12:34 Time for Change Part III

Listening to God through 12:34 and feeling His power change me has been, for lack of a better word, amazing; possibly a miracle. I've lived with the fear of failure for most of my life. At times, it has immobilized me to act, whether to walk away from a destructive situation or to follow through on something new and exciting.  More often than not, on the outside everything looked good, but on the inside I was a wreck.  This summer through the loss of a significant person in my life, I've had to face failure head on. The loss wasn't through death, though the grieving process has been the same. Watching someone walk out of your life and having no control over their choice to leave is devastating.  So many times I could have thrown my hands up in the air and given up, but instead, God has given me the endurance to move forward.
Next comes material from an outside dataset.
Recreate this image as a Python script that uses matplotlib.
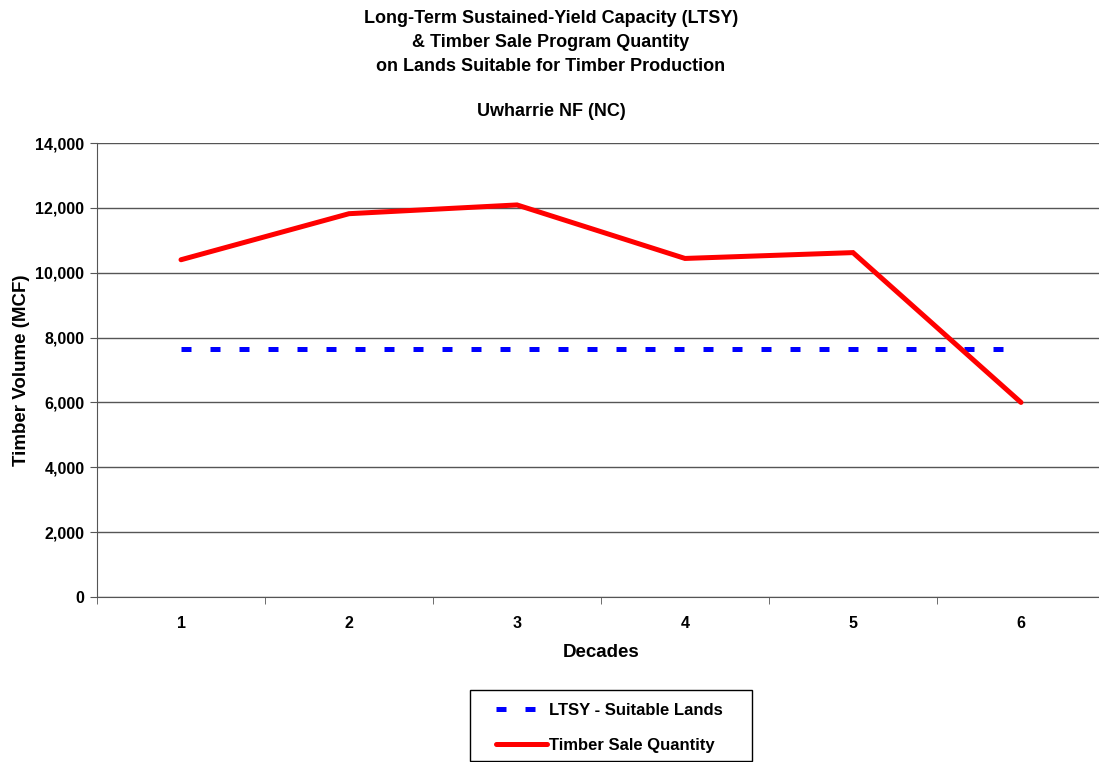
import matplotlib
matplotlib.use("Agg")
import matplotlib.pyplot as plt
from matplotlib.patches import Rectangle
import numpy as np

plt.rcParams['font.family'] = ['Liberation Sans', 'DejaVu Sans']
plt.rcParams['font.weight'] = 'bold'

decades = ['1', '2', '3', '4', '5', '6']
ltsy = [7660, 7660, 7660, 7660, 7660, 7660]
timber_sale = [10400, 11820, 12090, 10440, 10620, 6000]

fig = plt.figure(figsize=(10.99, 7.62), dpi=100)
# axes runs a little past the right edge of the figure, like the original
ax = fig.add_axes([97 / 1099, 1 - 597 / 762, 1008 / 1099, 454 / 762])

x = np.arange(len(decades))
ax.plot(x, ltsy, color='#0000ff', lw=3.6, dashes=(2.0, 3.8),
        label='LTSY - Suitable Lands')
ax.plot(x, timber_sale, color='#ff0000', lw=3.6, solid_capstyle='round',
        solid_joinstyle='miter', label='Timber Sale Quantity')

ax.set_xlim(-0.5, len(decades) - 0.5)
ax.set_ylim(0, 14000)
ax.set_yticks(np.arange(0, 14001, 2000))
ax.set_yticklabels([f'{v:,}' for v in range(0, 14001, 2000)])
ax.set_xticks(x)
ax.set_xticklabels(decades)
ax.set_xticks(np.arange(-0.5, len(decades), 1), minor=True)
ax.tick_params(axis='x', which='major', length=0, pad=14, labelsize=11.5)
ax.tick_params(axis='x', which='minor', length=5, color='#555555')
ax.tick_params(axis='y', length=5, color='#555555', labelsize=11.5, pad=4)
ax.grid(axis='y', color='#555555', lw=1)
ax.set_axisbelow(True)
for s in ['top', 'right']:
    ax.spines[s].set_visible(False)
for s in ['left', 'bottom']:
    ax.spines[s].set_color('#555555')

ax.set_xlabel('Decades', fontsize=13.5, fontweight='bold', labelpad=9)
ax.set_ylabel('Timber Volume (MCF)', fontsize=13.5, fontweight='bold', labelpad=4)

fig.text(551 / 1099, 1 - 10 / 762,
         'Long-Term Sustained-Yield Capacity (LTSY)\n'
         '& Timber Sale Program Quantity\n'
         'on Lands Suitable for Timber Production',
         ha='center', va='top', fontsize=13, fontweight='bold', linespacing=1.52)
fig.text(551 / 1099, 1 - 111 / 762, 'Uwharrie NF (NC)', ha='center', va='center',
         fontsize=13, fontweight='bold')

# legend box drawn by hand, wider than matplotlib's own padding
fig.patches.append(Rectangle((470 / 1099, 1 - 761 / 762), 282 / 1099, 71 / 762,
                             transform=fig.transFigure, fill=False,
                             edgecolor='black', lw=1))
leg = fig.legend(loc='upper left', bbox_to_anchor=(496 / 1099, 1 - 703 / 762),
                 frameon=False, fontsize=12, handlelength=3.05, borderpad=0,
                 labelspacing=1.2, handletextpad=0.15, borderaxespad=0)
for t in leg.get_texts():
    t.set_fontweight('bold')

fig.savefig('out.png', dpi=100)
This week, I was at a loss when I read 1 Chronicles 12:34 "from Naphtali—1,000 officers, together with 37,000 men carrying shields and spears;"  Okay. Well. Where do I go from here?  I felt failure seeping into my thoughts, encouraging me to skip this verse.  How would I be able to apply this to a time for change? What was God saying to Paul and me through this verse? And seriously, who would ever know if I chose to skip it? Is anyone keeping tabs on my journey? Did I say God spoke to me through each and every 12:34 in the bible?  On the other hand, instead of giving up, I could actually take on this challenge.  I read and reread chapters 9-13 of 1 Chronicles trying to find, hear, or listen to what the Lord was telling me. Looking back in 1 Chronicles 12:22 it says, "Day after day men came to help David, until he had a great army, like the army of God."  Looking ahead in 1 Chronicles 12:38, "All these were fighting men who volunteered to serve in the ranks. They came to Hebron fully determined to make David king over all Israel. All the rest of the Israelites were also of one mind to make David king."  From here, God reminded me of the study that Paul and I had recently started called Forged in the Fire, a book focused on Samuel, David and Saul.  Now because of 12:34, Paul and I were spending our evenings discussing David, a man after God's own heart in great depth and deep discussion instead of sitting in front of the TV watching mindless shows while frantically bursting colored blocks on our iPhones.  We made a major change this week: turning. off. the. cable.  It is time for us to be a couple after God's own heart. 

I wish I could say that our life has all of a sudden been blessed with rainbows, sunshine and ease while seeking the Lord and His guidance to change us.  It hasn't.  In fact, spiritual warfare is in full force.  Yet reading God's Word has brought a strength and a determination that I've never felt before.  James 1:12 says, "Blessed is the one who perseveres under trial because having stood the test, that person will receive the crown of life that the Lord has promised to those who love him."  God challenged me this week while satan reared his ugly head in my life multiple times punching me in the gut, trying to knock the wind out of me, but I persevered.  I grew.  And today, as I'm typing right now, I feel good.  My life isn't perfect.  Sadness could consume me if I allowed it, but God is changing me.  He filled my week with research and growth in his Word and I defeated the pain satan was throwing at me.  I didn't give up and my relationship with the Lord is more intimate than ever before.